Les deux fondateurs de Darkode avaient 19 et 28 ans. Leur successeur et leurs recrues vedettes étaient aussi dans la vingtaine. Le professeur Dupont n'a par ailleurs repéré aucune femme. « S'il y en avait, elles utilisaient un pseudonyme masculin, dit-il. Sans doute parce que le milieu des pirates reste très misogyne. Les rares femmes qui s'y hasardent sont très rapidement victimes de harcèlement. »

LEURS ORIGINES

L'un des deux fondateurs de Darkode était américain (Daniel Placek) et l'autre, slovène (Matjaž Škorjanc). Un Suédois (Johan Anders Gudmunds) a pris le relais. Le forum a attiré des pirates russes, algériens, etc. Ils échangeaient en anglais, une première pour un forum du genre. « Il y a probablement des forums privés en russe ou en chinois, mais c'est très difficile de les analyser si on n'a pas les compétences linguistiques requises », dit M. Dupont.

LEUR FONCTIONNEMENT

Comme les pigistes de bien des domaines, les membres de Darkode « travaillent ensemble sur des projets ponctuels, puis retrouvent leur liberté et vont travailler avec d'autres personnes », explique M. Dupont. « Les pirates ne créent pas de réseaux criminels organisés au sens où on l'entend, avec des hiérarchies verticales. Ils forment des entités éphémères de quelques semaines ou quelques mois qui se forment selon les besoins. »

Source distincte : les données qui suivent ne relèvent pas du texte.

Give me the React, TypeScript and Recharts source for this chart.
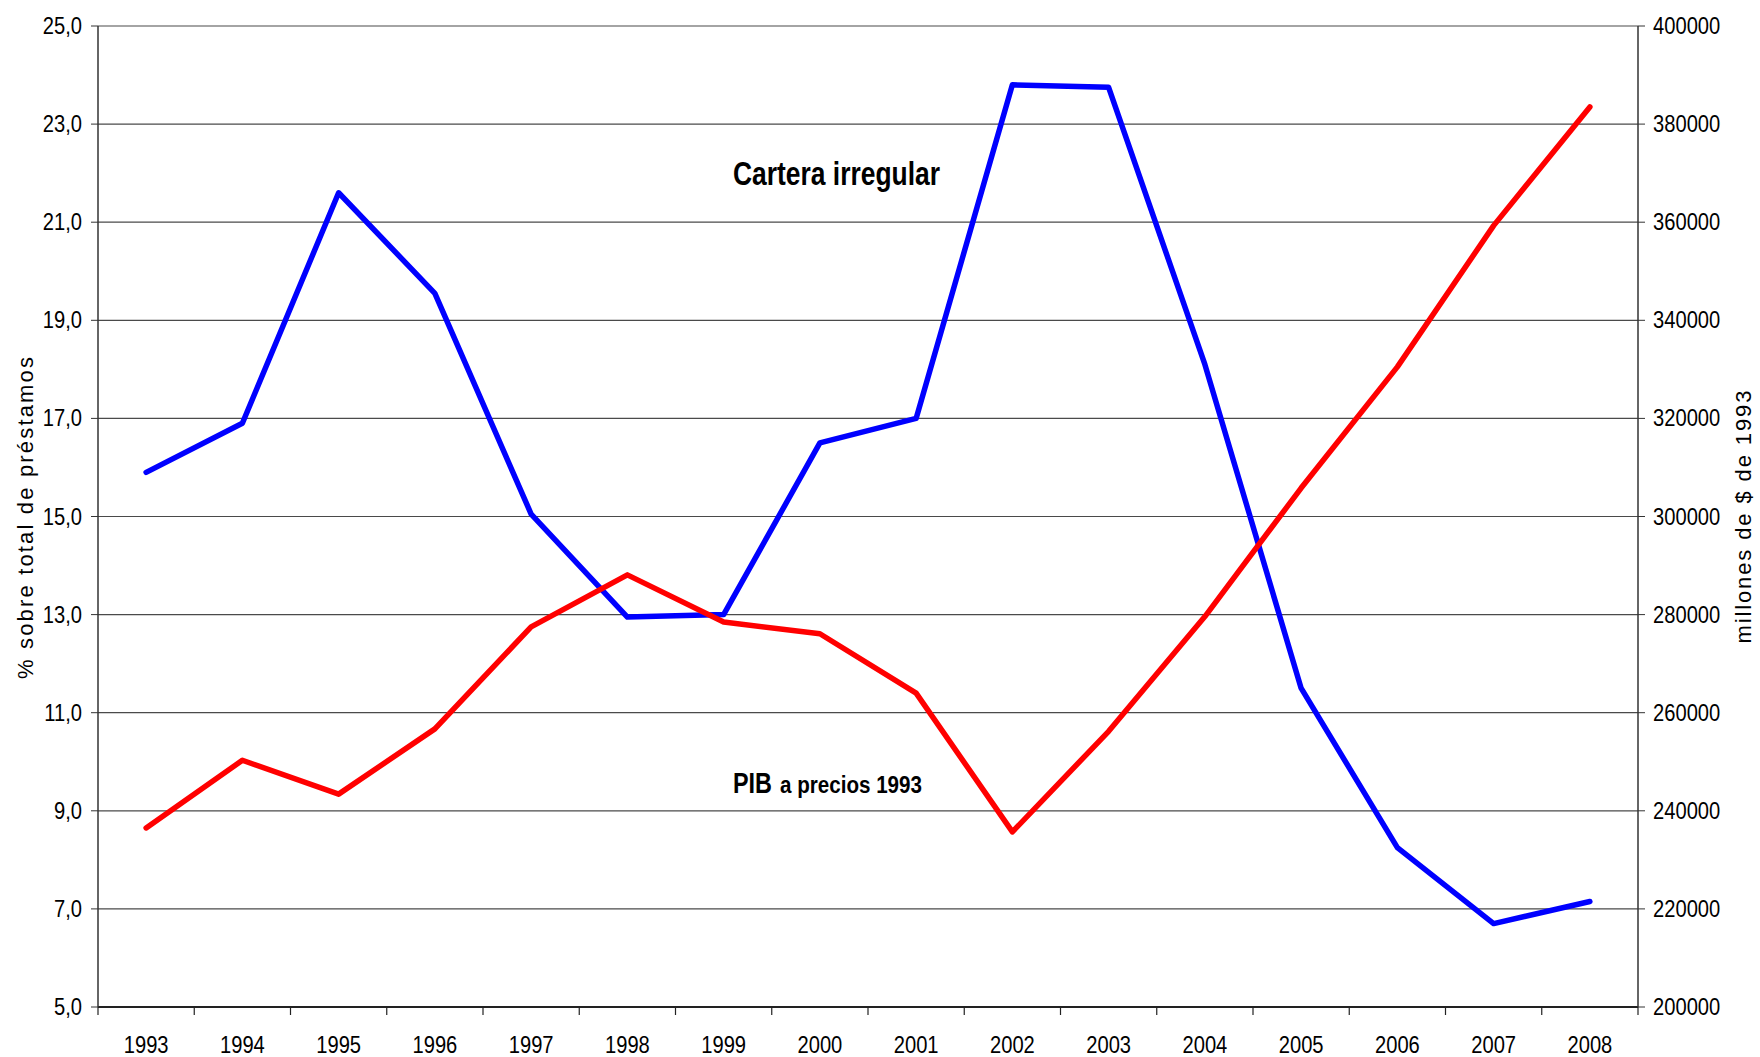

LEURS LIENS AVEC LE CRIME ORGANISÉ

« Les groupes organisés criminels gagnent déjà bien assez d'argent dans d'autres domaines - comme le trafic de drogue ou d'armes, la prostitution - pour vouloir contrôler les réseaux de pirates informatiques », affirme le professeur Dupont. « Par contre, le crime organisé utilise ces gens-là pour maintenir ses propres activités. Il utilise la criminalité informatique pour surveiller les enquêteurs qui sont censés les arrêter », dit-il.

C'est ainsi que, comme dans le téléroman District 31, le crime organisé mexicain a déjà enregistré des policiers, des politiciens et des journalistes en prenant le contrôle de leurs téléphones à leur insu.